**Task objective**. Quote every line of the data below as it stands, omitting pictures.

--- START Given data ---

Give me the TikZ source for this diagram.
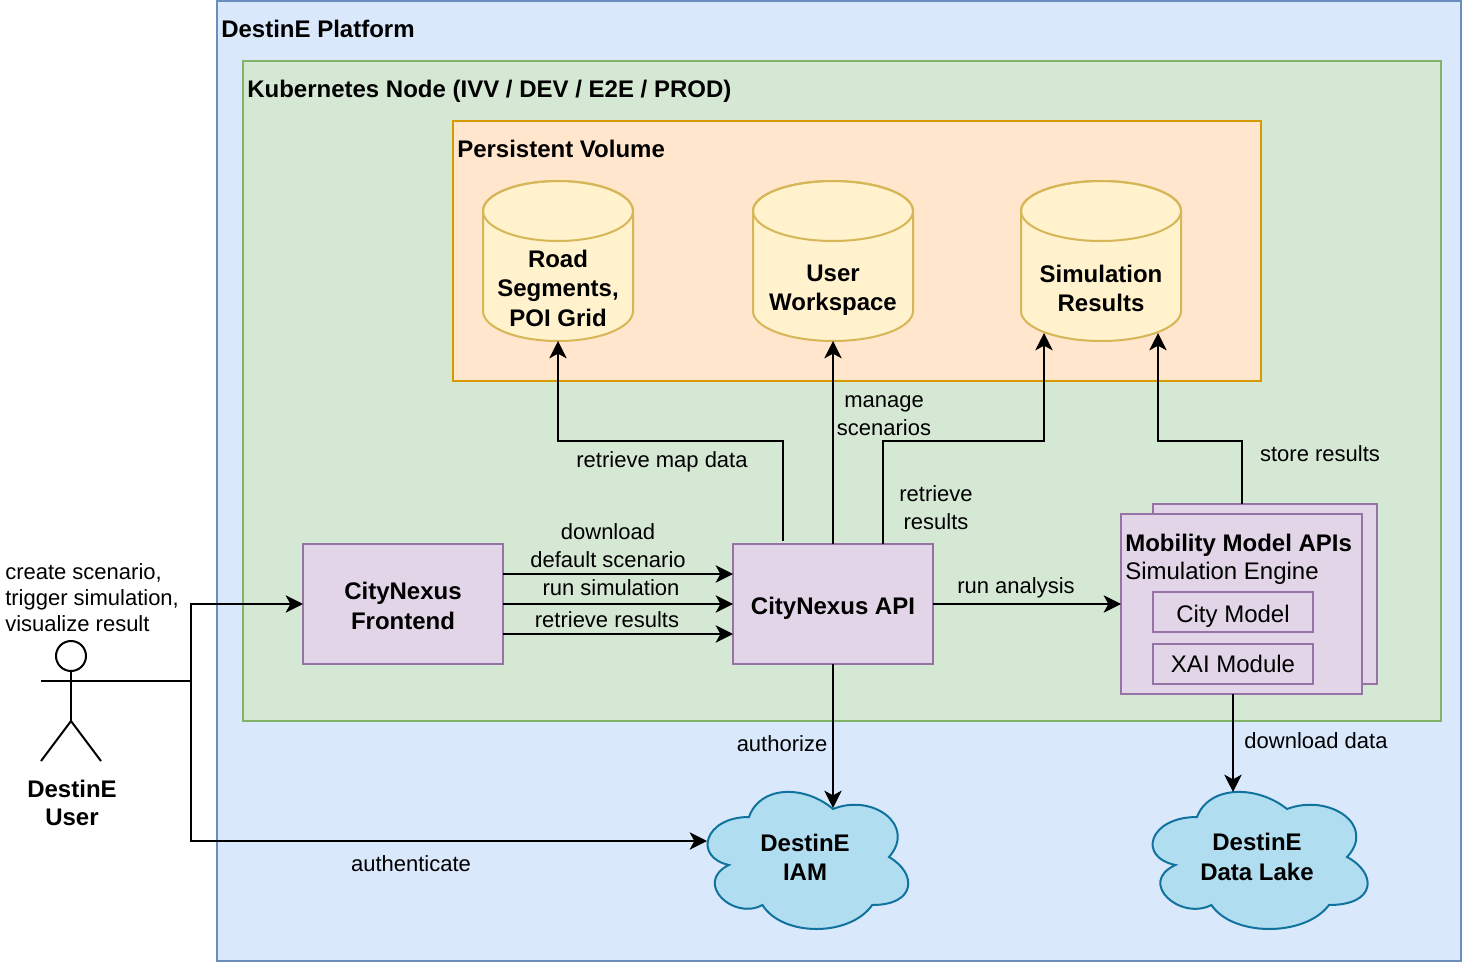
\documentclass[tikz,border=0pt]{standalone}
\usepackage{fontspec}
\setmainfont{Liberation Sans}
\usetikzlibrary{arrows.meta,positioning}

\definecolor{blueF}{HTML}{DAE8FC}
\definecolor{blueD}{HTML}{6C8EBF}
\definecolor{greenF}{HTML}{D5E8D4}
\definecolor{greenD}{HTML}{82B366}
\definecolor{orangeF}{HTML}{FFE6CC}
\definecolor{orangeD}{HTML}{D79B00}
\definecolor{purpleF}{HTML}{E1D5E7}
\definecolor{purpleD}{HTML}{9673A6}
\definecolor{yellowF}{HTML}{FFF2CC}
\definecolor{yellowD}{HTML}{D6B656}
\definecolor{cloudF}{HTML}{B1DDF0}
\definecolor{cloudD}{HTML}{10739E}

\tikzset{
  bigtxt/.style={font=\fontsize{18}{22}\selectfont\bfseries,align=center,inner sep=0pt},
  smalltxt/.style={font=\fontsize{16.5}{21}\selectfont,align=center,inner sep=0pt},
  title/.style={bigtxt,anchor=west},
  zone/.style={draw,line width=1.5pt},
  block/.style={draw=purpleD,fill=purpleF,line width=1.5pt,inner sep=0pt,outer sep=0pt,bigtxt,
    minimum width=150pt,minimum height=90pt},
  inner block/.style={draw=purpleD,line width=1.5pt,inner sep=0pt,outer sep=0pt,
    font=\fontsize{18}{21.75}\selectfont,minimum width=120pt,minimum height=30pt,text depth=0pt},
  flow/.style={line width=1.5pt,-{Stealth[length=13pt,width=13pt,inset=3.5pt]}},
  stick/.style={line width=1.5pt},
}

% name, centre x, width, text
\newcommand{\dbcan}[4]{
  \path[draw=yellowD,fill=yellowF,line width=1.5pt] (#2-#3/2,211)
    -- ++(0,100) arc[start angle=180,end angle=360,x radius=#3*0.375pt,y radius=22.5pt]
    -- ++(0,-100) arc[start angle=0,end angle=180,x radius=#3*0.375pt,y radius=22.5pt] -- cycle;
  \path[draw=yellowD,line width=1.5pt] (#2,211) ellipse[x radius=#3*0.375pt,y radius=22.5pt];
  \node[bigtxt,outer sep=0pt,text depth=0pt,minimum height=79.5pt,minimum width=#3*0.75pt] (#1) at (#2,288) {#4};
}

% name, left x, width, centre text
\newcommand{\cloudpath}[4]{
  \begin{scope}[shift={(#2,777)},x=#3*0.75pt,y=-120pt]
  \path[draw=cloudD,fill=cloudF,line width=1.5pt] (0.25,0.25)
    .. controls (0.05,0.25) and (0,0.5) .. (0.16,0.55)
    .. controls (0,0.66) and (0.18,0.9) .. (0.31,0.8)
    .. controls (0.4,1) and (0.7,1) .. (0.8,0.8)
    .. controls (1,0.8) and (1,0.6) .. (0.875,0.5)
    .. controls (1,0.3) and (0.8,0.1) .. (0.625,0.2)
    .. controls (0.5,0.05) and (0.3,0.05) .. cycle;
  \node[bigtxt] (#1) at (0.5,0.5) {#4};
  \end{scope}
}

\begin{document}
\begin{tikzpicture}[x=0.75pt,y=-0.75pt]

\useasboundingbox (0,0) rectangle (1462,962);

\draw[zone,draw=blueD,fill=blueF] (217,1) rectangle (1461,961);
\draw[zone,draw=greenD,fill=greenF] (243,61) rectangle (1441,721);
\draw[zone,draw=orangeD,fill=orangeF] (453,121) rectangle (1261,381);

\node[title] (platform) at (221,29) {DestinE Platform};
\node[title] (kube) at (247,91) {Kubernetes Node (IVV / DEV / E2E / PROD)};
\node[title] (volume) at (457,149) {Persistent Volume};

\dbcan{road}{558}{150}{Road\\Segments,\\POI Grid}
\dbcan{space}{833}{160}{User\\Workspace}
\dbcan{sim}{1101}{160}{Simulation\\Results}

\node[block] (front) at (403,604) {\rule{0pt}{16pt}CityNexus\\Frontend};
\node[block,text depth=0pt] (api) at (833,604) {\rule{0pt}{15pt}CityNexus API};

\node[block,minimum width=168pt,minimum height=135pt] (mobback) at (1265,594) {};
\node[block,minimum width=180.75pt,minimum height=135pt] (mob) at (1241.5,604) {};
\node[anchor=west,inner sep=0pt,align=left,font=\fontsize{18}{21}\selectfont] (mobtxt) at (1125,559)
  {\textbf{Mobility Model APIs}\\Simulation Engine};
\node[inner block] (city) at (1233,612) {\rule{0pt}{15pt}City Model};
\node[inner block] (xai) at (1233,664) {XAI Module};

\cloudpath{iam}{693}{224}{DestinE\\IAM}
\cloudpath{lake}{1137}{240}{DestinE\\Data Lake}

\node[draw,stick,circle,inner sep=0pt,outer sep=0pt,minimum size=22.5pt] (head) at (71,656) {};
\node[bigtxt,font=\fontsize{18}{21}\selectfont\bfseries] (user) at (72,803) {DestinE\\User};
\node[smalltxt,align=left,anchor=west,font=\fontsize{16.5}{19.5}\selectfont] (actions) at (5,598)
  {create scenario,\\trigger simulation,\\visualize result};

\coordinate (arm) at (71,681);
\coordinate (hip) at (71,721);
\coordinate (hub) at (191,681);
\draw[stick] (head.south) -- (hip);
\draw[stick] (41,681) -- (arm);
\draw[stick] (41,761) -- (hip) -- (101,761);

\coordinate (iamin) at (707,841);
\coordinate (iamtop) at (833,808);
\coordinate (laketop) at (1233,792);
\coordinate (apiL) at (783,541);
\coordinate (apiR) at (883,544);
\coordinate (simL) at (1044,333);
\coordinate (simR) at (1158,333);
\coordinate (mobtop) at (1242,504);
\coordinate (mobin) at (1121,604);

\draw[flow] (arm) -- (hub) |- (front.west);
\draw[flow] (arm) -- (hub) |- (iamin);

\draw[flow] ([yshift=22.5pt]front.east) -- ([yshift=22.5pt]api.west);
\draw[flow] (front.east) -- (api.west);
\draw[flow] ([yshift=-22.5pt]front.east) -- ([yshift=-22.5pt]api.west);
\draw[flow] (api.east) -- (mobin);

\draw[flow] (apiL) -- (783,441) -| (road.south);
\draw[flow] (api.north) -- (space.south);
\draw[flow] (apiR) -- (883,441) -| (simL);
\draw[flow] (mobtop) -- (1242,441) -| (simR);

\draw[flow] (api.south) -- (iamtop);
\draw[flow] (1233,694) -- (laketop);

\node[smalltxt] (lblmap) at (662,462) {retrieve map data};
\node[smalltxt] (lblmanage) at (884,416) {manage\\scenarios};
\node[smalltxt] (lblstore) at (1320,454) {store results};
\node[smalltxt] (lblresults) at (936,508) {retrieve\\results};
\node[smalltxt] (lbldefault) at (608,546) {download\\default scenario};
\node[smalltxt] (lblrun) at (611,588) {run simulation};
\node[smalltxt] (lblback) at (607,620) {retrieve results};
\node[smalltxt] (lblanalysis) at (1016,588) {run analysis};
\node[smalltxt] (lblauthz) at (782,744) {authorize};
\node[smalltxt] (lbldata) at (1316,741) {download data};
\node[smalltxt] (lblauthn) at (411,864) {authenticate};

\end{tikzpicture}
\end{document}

--- END Given data ---

**Finished task**.
Give me the TikZ source for this diagram.
\documentclass[tikz,border=0pt]{standalone}
\usepackage{fontspec}
\setmainfont{Liberation Sans}
\usetikzlibrary{arrows.meta,positioning}

\definecolor{blueF}{HTML}{DAE8FC}
\definecolor{blueD}{HTML}{6C8EBF}
\definecolor{greenF}{HTML}{D5E8D4}
\definecolor{greenD}{HTML}{82B366}
\definecolor{orangeF}{HTML}{FFE6CC}
\definecolor{orangeD}{HTML}{D79B00}
\definecolor{purpleF}{HTML}{E1D5E7}
\definecolor{purpleD}{HTML}{9673A6}
\definecolor{yellowF}{HTML}{FFF2CC}
\definecolor{yellowD}{HTML}{D6B656}
\definecolor{cloudF}{HTML}{B1DDF0}
\definecolor{cloudD}{HTML}{10739E}

\tikzset{
  bigtxt/.style={font=\fontsize{18}{22}\selectfont\bfseries,align=center,inner sep=0pt},
  smalltxt/.style={font=\fontsize{16.5}{21}\selectfont,align=center,inner sep=0pt},
  title/.style={bigtxt,anchor=west},
  zone/.style={draw,line width=1.5pt},
  block/.style={draw=purpleD,fill=purpleF,line width=1.5pt,inner sep=0pt,outer sep=0pt,bigtxt,
    minimum width=150pt,minimum height=90pt},
  inner block/.style={draw=purpleD,line width=1.5pt,inner sep=0pt,outer sep=0pt,
    font=\fontsize{18}{21.75}\selectfont,minimum width=120pt,minimum height=30pt,text depth=0pt},
  flow/.style={line width=1.5pt,-{Stealth[length=13pt,width=13pt,inset=3.5pt]}},
  stick/.style={line width=1.5pt},
}

% name, centre x, width, text
\newcommand{\dbcan}[4]{
  \path[draw=yellowD,fill=yellowF,line width=1.5pt] (#2-#3/2,211)
    -- ++(0,100) arc[start angle=180,end angle=360,x radius=#3*0.375pt,y radius=22.5pt]
    -- ++(0,-100) arc[start angle=0,end angle=180,x radius=#3*0.375pt,y radius=22.5pt] -- cycle;
  \path[draw=yellowD,line width=1.5pt] (#2,211) ellipse[x radius=#3*0.375pt,y radius=22.5pt];
  \node[bigtxt,outer sep=0pt,text depth=0pt,minimum height=79.5pt,minimum width=#3*0.75pt] (#1) at (#2,288) {#4};
}

% name, left x, width, centre text
\newcommand{\cloudpath}[4]{
  \begin{scope}[shift={(#2,777)},x=#3*0.75pt,y=-120pt]
  \path[draw=cloudD,fill=cloudF,line width=1.5pt] (0.25,0.25)
    .. controls (0.05,0.25) and (0,0.5) .. (0.16,0.55)
    .. controls (0,0.66) and (0.18,0.9) .. (0.31,0.8)
    .. controls (0.4,1) and (0.7,1) .. (0.8,0.8)
    .. controls (1,0.8) and (1,0.6) .. (0.875,0.5)
    .. controls (1,0.3) and (0.8,0.1) .. (0.625,0.2)
    .. controls (0.5,0.05) and (0.3,0.05) .. cycle;
  \node[bigtxt] (#1) at (0.5,0.5) {#4};
  \end{scope}
}

\begin{document}
\begin{tikzpicture}[x=0.75pt,y=-0.75pt]

\useasboundingbox (0,0) rectangle (1462,962);

\draw[zone,draw=blueD,fill=blueF] (217,1) rectangle (1461,961);
\draw[zone,draw=greenD,fill=greenF] (243,61) rectangle (1441,721);
\draw[zone,draw=orangeD,fill=orangeF] (453,121) rectangle (1261,381);

\node[title] (platform) at (221,29) {DestinE Platform};
\node[title] (kube) at (247,91) {Kubernetes Node (IVV / DEV / E2E / PROD)};
\node[title] (volume) at (457,149) {Persistent Volume};

\dbcan{road}{558}{150}{Road\\Segments,\\POI Grid}
\dbcan{space}{833}{160}{User\\Workspace}
\dbcan{sim}{1101}{160}{Simulation\\Results}

\node[block] (front) at (403,604) {\rule{0pt}{16pt}CityNexus\\Frontend};
\node[block,text depth=0pt] (api) at (833,604) {\rule{0pt}{15pt}CityNexus API};

\node[block,minimum width=168pt,minimum height=135pt] (mobback) at (1265,594) {};
\node[block,minimum width=180.75pt,minimum height=135pt] (mob) at (1241.5,604) {};
\node[anchor=west,inner sep=0pt,align=left,font=\fontsize{18}{21}\selectfont] (mobtxt) at (1125,559)
  {\textbf{Mobility Model APIs}\\Simulation Engine};
\node[inner block] (city) at (1233,612) {\rule{0pt}{15pt}City Model};
\node[inner block] (xai) at (1233,664) {XAI Module};

\cloudpath{iam}{693}{224}{DestinE\\IAM}
\cloudpath{lake}{1137}{240}{DestinE\\Data Lake}

\node[draw,stick,circle,inner sep=0pt,outer sep=0pt,minimum size=22.5pt] (head) at (71,656) {};
\node[bigtxt,font=\fontsize{18}{21}\selectfont\bfseries] (user) at (72,803) {DestinE\\User};
\node[smalltxt,align=left,anchor=west,font=\fontsize{16.5}{19.5}\selectfont] (actions) at (5,598)
  {create scenario,\\trigger simulation,\\visualize result};

\coordinate (arm) at (71,681);
\coordinate (hip) at (71,721);
\coordinate (hub) at (191,681);
\draw[stick] (head.south) -- (hip);
\draw[stick] (41,681) -- (arm);
\draw[stick] (41,761) -- (hip) -- (101,761);

\coordinate (iamin) at (707,841);
\coordinate (iamtop) at (833,808);
\coordinate (laketop) at (1233,792);
\coordinate (apiL) at (783,541);
\coordinate (apiR) at (883,544);
\coordinate (simL) at (1044,333);
\coordinate (simR) at (1158,333);
\coordinate (mobtop) at (1242,504);
\coordinate (mobin) at (1121,604);

\draw[flow] (arm) -- (hub) |- (front.west);
\draw[flow] (arm) -- (hub) |- (iamin);

\draw[flow] ([yshift=22.5pt]front.east) -- ([yshift=22.5pt]api.west);
\draw[flow] (front.east) -- (api.west);
\draw[flow] ([yshift=-22.5pt]front.east) -- ([yshift=-22.5pt]api.west);
\draw[flow] (api.east) -- (mobin);

\draw[flow] (apiL) -- (783,441) -| (road.south);
\draw[flow] (api.north) -- (space.south);
\draw[flow] (apiR) -- (883,441) -| (simL);
\draw[flow] (mobtop) -- (1242,441) -| (simR);

\draw[flow] (api.south) -- (iamtop);
\draw[flow] (1233,694) -- (laketop);

\node[smalltxt] (lblmap) at (662,462) {retrieve map data};
\node[smalltxt] (lblmanage) at (884,416) {manage\\scenarios};
\node[smalltxt] (lblstore) at (1320,454) {store results};
\node[smalltxt] (lblresults) at (936,508) {retrieve\\results};
\node[smalltxt] (lbldefault) at (608,546) {download\\default scenario};
\node[smalltxt] (lblrun) at (611,588) {run simulation};
\node[smalltxt] (lblback) at (607,620) {retrieve results};
\node[smalltxt] (lblanalysis) at (1016,588) {run analysis};
\node[smalltxt] (lblauthz) at (782,744) {authorize};
\node[smalltxt] (lbldata) at (1316,741) {download data};
\node[smalltxt] (lblauthn) at (411,864) {authenticate};

\end{tikzpicture}
\end{document}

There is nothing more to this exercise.